-- begin Dataset extract --

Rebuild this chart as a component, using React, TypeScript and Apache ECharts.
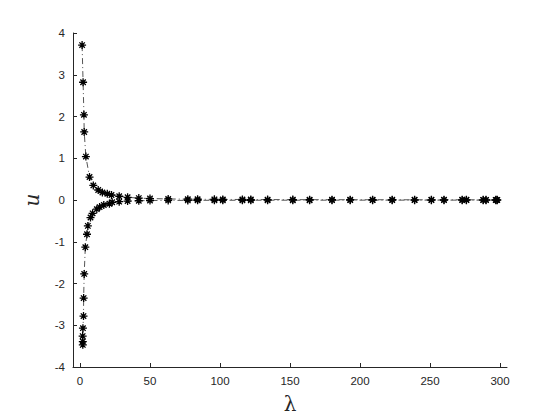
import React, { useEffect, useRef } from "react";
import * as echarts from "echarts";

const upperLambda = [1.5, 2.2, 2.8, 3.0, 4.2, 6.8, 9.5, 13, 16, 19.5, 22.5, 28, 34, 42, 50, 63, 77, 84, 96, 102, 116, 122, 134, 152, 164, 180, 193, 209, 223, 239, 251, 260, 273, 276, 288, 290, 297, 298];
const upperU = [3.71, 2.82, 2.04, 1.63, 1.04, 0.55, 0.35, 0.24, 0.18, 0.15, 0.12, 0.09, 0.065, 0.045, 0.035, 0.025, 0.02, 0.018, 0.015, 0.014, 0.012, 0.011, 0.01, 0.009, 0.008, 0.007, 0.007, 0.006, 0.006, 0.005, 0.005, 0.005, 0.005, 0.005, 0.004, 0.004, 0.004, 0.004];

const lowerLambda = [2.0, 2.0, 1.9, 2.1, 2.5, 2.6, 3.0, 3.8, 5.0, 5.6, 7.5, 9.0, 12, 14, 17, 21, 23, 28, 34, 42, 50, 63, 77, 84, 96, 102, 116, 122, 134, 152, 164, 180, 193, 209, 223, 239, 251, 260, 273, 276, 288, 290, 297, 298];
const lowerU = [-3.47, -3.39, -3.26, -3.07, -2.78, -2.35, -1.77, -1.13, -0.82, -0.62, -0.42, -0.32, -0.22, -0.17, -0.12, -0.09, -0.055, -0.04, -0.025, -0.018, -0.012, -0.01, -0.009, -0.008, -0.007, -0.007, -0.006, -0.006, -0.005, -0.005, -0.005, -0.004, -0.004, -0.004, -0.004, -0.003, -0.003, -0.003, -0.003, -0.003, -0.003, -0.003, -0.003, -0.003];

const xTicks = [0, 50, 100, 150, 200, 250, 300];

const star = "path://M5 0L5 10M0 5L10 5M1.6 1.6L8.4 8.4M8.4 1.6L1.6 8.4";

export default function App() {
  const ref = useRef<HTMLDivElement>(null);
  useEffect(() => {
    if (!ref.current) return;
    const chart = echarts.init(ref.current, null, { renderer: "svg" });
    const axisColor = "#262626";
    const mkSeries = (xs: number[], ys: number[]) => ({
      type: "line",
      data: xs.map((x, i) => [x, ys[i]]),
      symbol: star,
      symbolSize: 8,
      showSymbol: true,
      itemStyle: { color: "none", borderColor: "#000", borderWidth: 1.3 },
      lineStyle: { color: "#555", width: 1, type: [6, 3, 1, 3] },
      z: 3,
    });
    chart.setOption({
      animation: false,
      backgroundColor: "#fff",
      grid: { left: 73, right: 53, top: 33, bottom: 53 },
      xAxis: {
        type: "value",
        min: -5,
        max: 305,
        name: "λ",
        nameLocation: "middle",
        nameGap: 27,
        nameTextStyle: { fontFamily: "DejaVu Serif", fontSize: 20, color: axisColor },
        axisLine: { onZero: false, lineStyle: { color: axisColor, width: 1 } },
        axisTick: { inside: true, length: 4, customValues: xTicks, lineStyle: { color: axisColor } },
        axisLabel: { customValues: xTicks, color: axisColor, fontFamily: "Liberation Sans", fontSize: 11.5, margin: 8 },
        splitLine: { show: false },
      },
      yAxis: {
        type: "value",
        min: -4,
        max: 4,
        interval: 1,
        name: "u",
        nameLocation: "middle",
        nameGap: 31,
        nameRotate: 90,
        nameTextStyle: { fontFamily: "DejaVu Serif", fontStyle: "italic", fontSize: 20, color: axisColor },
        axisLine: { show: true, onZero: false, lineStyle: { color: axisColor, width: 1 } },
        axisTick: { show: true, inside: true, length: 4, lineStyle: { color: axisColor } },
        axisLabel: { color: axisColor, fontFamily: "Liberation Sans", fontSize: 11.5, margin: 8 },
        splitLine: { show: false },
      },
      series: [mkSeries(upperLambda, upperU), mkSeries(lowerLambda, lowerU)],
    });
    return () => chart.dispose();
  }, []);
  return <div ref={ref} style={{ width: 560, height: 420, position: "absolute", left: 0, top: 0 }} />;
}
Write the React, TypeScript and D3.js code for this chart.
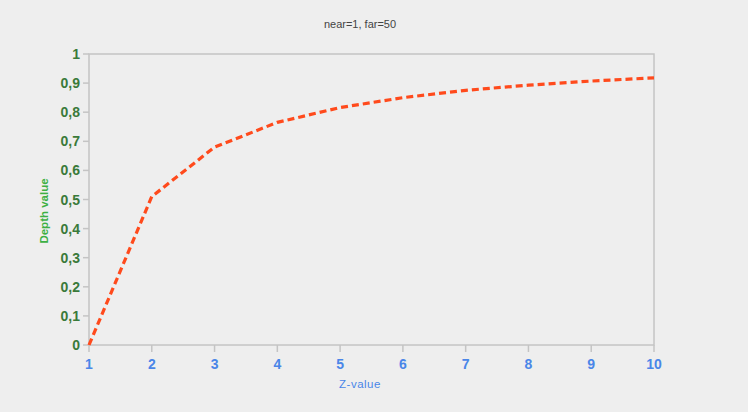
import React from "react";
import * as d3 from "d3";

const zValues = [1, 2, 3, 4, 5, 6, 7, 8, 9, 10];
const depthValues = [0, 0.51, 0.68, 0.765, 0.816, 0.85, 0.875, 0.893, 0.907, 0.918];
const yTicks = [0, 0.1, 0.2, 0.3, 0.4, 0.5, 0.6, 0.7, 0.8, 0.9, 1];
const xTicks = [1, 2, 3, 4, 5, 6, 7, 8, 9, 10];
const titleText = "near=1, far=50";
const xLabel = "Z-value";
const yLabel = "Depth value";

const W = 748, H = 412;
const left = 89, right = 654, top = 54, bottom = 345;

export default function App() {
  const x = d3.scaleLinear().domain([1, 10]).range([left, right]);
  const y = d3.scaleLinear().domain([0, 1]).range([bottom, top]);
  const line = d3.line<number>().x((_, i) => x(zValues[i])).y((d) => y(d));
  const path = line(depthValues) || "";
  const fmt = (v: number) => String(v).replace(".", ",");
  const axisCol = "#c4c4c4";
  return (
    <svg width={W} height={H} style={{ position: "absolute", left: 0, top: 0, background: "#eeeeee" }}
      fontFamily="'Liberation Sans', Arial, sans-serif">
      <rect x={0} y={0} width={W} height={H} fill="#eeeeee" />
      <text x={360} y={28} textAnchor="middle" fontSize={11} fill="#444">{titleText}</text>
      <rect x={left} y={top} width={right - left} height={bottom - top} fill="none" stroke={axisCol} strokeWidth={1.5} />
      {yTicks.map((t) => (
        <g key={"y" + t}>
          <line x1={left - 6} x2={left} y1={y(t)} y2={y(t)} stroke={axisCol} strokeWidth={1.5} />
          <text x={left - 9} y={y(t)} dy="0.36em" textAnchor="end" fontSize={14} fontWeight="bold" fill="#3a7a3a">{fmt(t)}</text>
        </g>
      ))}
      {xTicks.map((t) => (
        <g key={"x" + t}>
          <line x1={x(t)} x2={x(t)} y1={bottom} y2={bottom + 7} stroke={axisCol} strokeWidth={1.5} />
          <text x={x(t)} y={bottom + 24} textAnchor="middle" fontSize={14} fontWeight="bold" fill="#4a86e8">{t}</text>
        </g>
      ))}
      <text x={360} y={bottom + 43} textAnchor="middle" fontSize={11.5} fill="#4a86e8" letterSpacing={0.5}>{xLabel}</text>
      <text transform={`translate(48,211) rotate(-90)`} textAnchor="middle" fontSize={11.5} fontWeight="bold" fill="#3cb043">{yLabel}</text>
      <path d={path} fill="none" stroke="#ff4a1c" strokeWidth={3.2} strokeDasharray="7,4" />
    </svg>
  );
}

-- end Dataset extract --

Directive:
Copy out the whole listing exactly, and don't carry over any pictures.

Completed exercise:
Rebuild this chart as a component, using React, TypeScript and Apache ECharts.
import React, { useEffect, useRef } from "react";
import * as echarts from "echarts";

const upperLambda = [1.5, 2.2, 2.8, 3.0, 4.2, 6.8, 9.5, 13, 16, 19.5, 22.5, 28, 34, 42, 50, 63, 77, 84, 96, 102, 116, 122, 134, 152, 164, 180, 193, 209, 223, 239, 251, 260, 273, 276, 288, 290, 297, 298];
const upperU = [3.71, 2.82, 2.04, 1.63, 1.04, 0.55, 0.35, 0.24, 0.18, 0.15, 0.12, 0.09, 0.065, 0.045, 0.035, 0.025, 0.02, 0.018, 0.015, 0.014, 0.012, 0.011, 0.01, 0.009, 0.008, 0.007, 0.007, 0.006, 0.006, 0.005, 0.005, 0.005, 0.005, 0.005, 0.004, 0.004, 0.004, 0.004];

const lowerLambda = [2.0, 2.0, 1.9, 2.1, 2.5, 2.6, 3.0, 3.8, 5.0, 5.6, 7.5, 9.0, 12, 14, 17, 21, 23, 28, 34, 42, 50, 63, 77, 84, 96, 102, 116, 122, 134, 152, 164, 180, 193, 209, 223, 239, 251, 260, 273, 276, 288, 290, 297, 298];
const lowerU = [-3.47, -3.39, -3.26, -3.07, -2.78, -2.35, -1.77, -1.13, -0.82, -0.62, -0.42, -0.32, -0.22, -0.17, -0.12, -0.09, -0.055, -0.04, -0.025, -0.018, -0.012, -0.01, -0.009, -0.008, -0.007, -0.007, -0.006, -0.006, -0.005, -0.005, -0.005, -0.004, -0.004, -0.004, -0.004, -0.003, -0.003, -0.003, -0.003, -0.003, -0.003, -0.003, -0.003, -0.003];

const xTicks = [0, 50, 100, 150, 200, 250, 300];

const star = "path://M5 0L5 10M0 5L10 5M1.6 1.6L8.4 8.4M8.4 1.6L1.6 8.4";

export default function App() {
  const ref = useRef<HTMLDivElement>(null);
  useEffect(() => {
    if (!ref.current) return;
    const chart = echarts.init(ref.current, null, { renderer: "svg" });
    const axisColor = "#262626";
    const mkSeries = (xs: number[], ys: number[]) => ({
      type: "line",
      data: xs.map((x, i) => [x, ys[i]]),
      symbol: star,
      symbolSize: 8,
      showSymbol: true,
      itemStyle: { color: "none", borderColor: "#000", borderWidth: 1.3 },
      lineStyle: { color: "#555", width: 1, type: [6, 3, 1, 3] },
      z: 3,
    });
    chart.setOption({
      animation: false,
      backgroundColor: "#fff",
      grid: { left: 73, right: 53, top: 33, bottom: 53 },
      xAxis: {
        type: "value",
        min: -5,
        max: 305,
        name: "λ",
        nameLocation: "middle",
        nameGap: 27,
        nameTextStyle: { fontFamily: "DejaVu Serif", fontSize: 20, color: axisColor },
        axisLine: { onZero: false, lineStyle: { color: axisColor, width: 1 } },
        axisTick: { inside: true, length: 4, customValues: xTicks, lineStyle: { color: axisColor } },
        axisLabel: { customValues: xTicks, color: axisColor, fontFamily: "Liberation Sans", fontSize: 11.5, margin: 8 },
        splitLine: { show: false },
      },
      yAxis: {
        type: "value",
        min: -4,
        max: 4,
        interval: 1,
        name: "u",
        nameLocation: "middle",
        nameGap: 31,
        nameRotate: 90,
        nameTextStyle: { fontFamily: "DejaVu Serif", fontStyle: "italic", fontSize: 20, color: axisColor },
        axisLine: { show: true, onZero: false, lineStyle: { color: axisColor, width: 1 } },
        axisTick: { show: true, inside: true, length: 4, lineStyle: { color: axisColor } },
        axisLabel: { color: axisColor, fontFamily: "Liberation Sans", fontSize: 11.5, margin: 8 },
        splitLine: { show: false },
      },
      series: [mkSeries(upperLambda, upperU), mkSeries(lowerLambda, lowerU)],
    });
    return () => chart.dispose();
  }, []);
  return <div ref={ref} style={{ width: 560, height: 420, position: "absolute", left: 0, top: 0 }} />;
}
Write the React, TypeScript and D3.js code for this chart.
import React from "react";
import * as d3 from "d3";

const zValues = [1, 2, 3, 4, 5, 6, 7, 8, 9, 10];
const depthValues = [0, 0.51, 0.68, 0.765, 0.816, 0.85, 0.875, 0.893, 0.907, 0.918];
const yTicks = [0, 0.1, 0.2, 0.3, 0.4, 0.5, 0.6, 0.7, 0.8, 0.9, 1];
const xTicks = [1, 2, 3, 4, 5, 6, 7, 8, 9, 10];
const titleText = "near=1, far=50";
const xLabel = "Z-value";
const yLabel = "Depth value";

const W = 748, H = 412;
const left = 89, right = 654, top = 54, bottom = 345;

export default function App() {
  const x = d3.scaleLinear().domain([1, 10]).range([left, right]);
  const y = d3.scaleLinear().domain([0, 1]).range([bottom, top]);
  const line = d3.line<number>().x((_, i) => x(zValues[i])).y((d) => y(d));
  const path = line(depthValues) || "";
  const fmt = (v: number) => String(v).replace(".", ",");
  const axisCol = "#c4c4c4";
  return (
    <svg width={W} height={H} style={{ position: "absolute", left: 0, top: 0, background: "#eeeeee" }}
      fontFamily="'Liberation Sans', Arial, sans-serif">
      <rect x={0} y={0} width={W} height={H} fill="#eeeeee" />
      <text x={360} y={28} textAnchor="middle" fontSize={11} fill="#444">{titleText}</text>
      <rect x={left} y={top} width={right - left} height={bottom - top} fill="none" stroke={axisCol} strokeWidth={1.5} />
      {yTicks.map((t) => (
        <g key={"y" + t}>
          <line x1={left - 6} x2={left} y1={y(t)} y2={y(t)} stroke={axisCol} strokeWidth={1.5} />
          <text x={left - 9} y={y(t)} dy="0.36em" textAnchor="end" fontSize={14} fontWeight="bold" fill="#3a7a3a">{fmt(t)}</text>
        </g>
      ))}
      {xTicks.map((t) => (
        <g key={"x" + t}>
          <line x1={x(t)} x2={x(t)} y1={bottom} y2={bottom + 7} stroke={axisCol} strokeWidth={1.5} />
          <text x={x(t)} y={bottom + 24} textAnchor="middle" fontSize={14} fontWeight="bold" fill="#4a86e8">{t}</text>
        </g>
      ))}
      <text x={360} y={bottom + 43} textAnchor="middle" fontSize={11.5} fill="#4a86e8" letterSpacing={0.5}>{xLabel}</text>
      <text transform={`translate(48,211) rotate(-90)`} textAnchor="middle" fontSize={11.5} fontWeight="bold" fill="#3cb043">{yLabel}</text>
      <path d={path} fill="none" stroke="#ff4a1c" strokeWidth={3.2} strokeDasharray="7,4" />
    </svg>
  );
}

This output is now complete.